É uma possibilidade. Hoje não está exatamente no nosso horizonte, porque a Polícia Federal e, em parte, o comando do Exército, podem fazer isso. Se no futuro surgir esse tema, não há oposição da nossa parte. Agora, nós precisamos organizar os cadastros. Havia muitas fraudes, muita inconsistência cadastral. Daí, o recadastramento.
Estima-se, no mínimo, 900 mil armas circulando por aí no país e houve uma procura muito baixa para o recadastramento. Caso esse recadastramento continue muito baixo, o que o ministério fará?

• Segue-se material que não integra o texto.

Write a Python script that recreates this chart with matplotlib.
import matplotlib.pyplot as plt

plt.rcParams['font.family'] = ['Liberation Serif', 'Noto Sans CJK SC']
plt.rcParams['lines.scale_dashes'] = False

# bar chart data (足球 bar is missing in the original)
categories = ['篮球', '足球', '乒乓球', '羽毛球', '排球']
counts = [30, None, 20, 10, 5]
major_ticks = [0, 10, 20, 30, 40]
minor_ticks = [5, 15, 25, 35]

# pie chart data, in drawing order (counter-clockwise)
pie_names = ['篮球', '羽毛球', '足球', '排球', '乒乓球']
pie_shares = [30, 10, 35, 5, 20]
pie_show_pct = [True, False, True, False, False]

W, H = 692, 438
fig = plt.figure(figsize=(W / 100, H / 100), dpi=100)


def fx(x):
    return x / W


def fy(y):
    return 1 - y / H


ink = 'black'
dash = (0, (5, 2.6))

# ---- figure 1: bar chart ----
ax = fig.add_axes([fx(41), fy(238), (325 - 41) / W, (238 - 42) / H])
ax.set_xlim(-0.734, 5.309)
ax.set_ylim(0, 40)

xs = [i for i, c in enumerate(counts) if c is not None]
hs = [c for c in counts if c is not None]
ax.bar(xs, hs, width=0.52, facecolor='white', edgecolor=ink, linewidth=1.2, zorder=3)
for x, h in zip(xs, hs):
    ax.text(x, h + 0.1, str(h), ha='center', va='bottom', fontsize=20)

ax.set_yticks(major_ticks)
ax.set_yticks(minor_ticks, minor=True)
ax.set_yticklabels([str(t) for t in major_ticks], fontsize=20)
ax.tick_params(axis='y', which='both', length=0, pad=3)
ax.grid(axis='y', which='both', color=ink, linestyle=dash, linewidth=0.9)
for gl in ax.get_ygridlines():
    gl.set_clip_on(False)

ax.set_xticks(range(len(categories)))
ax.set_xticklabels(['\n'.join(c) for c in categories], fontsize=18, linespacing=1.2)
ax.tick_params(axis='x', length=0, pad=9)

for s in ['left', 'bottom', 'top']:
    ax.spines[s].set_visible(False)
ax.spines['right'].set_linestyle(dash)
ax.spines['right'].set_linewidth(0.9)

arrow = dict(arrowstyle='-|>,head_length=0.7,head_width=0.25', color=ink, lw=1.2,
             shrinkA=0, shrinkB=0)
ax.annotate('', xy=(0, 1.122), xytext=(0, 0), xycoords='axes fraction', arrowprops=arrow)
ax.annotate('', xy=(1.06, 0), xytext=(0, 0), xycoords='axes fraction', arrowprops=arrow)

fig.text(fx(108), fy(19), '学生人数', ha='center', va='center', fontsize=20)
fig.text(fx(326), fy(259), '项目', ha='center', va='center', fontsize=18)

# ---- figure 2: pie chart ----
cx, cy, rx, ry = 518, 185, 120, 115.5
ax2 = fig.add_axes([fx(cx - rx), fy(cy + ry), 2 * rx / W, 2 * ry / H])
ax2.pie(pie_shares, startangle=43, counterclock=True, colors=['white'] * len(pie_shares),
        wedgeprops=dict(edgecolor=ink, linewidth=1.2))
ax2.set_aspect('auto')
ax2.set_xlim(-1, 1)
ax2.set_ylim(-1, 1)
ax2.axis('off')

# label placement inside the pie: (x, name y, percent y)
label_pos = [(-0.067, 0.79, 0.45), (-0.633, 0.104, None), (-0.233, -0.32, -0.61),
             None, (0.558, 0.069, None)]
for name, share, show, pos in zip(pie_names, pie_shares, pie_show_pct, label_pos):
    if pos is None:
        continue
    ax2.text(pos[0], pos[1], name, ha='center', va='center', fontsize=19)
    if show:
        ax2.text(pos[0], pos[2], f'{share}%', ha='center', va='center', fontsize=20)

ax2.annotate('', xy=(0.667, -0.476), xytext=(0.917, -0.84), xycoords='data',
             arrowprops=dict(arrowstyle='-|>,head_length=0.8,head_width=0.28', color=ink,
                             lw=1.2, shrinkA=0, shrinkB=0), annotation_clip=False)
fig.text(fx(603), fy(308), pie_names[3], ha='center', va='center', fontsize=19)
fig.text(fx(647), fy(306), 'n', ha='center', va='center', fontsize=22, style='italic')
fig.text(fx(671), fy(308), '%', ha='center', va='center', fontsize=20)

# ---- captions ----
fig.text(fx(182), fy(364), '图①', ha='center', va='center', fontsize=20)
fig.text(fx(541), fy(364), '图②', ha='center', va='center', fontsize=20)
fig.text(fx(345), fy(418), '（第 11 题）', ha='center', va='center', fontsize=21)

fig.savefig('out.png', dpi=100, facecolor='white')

Acreditamos que esse recadastramento tende a crescer. Havia a expectativa de alguns de que a Justiça iria derrubar o decreto do presidente. Como houve a decisão do Supremo deixando claro que o decreto do presidente é compatível com a lei, com a Constituição, essa expectativa se fechou. Hoje, há outros mercadores de ilusões dizendo que vão resolver no Congresso, que vão mudar a lei, enfim, e para esperar. Como isso também não vai acontecer, porque se acontecesse, o que não vai acontecer, essa mudança legislativa seria incompatível com a decisão do Supremo. Eu acredito que quanto mais essas ilusões forem se dissipando, a tendência é que o cadastro aumente.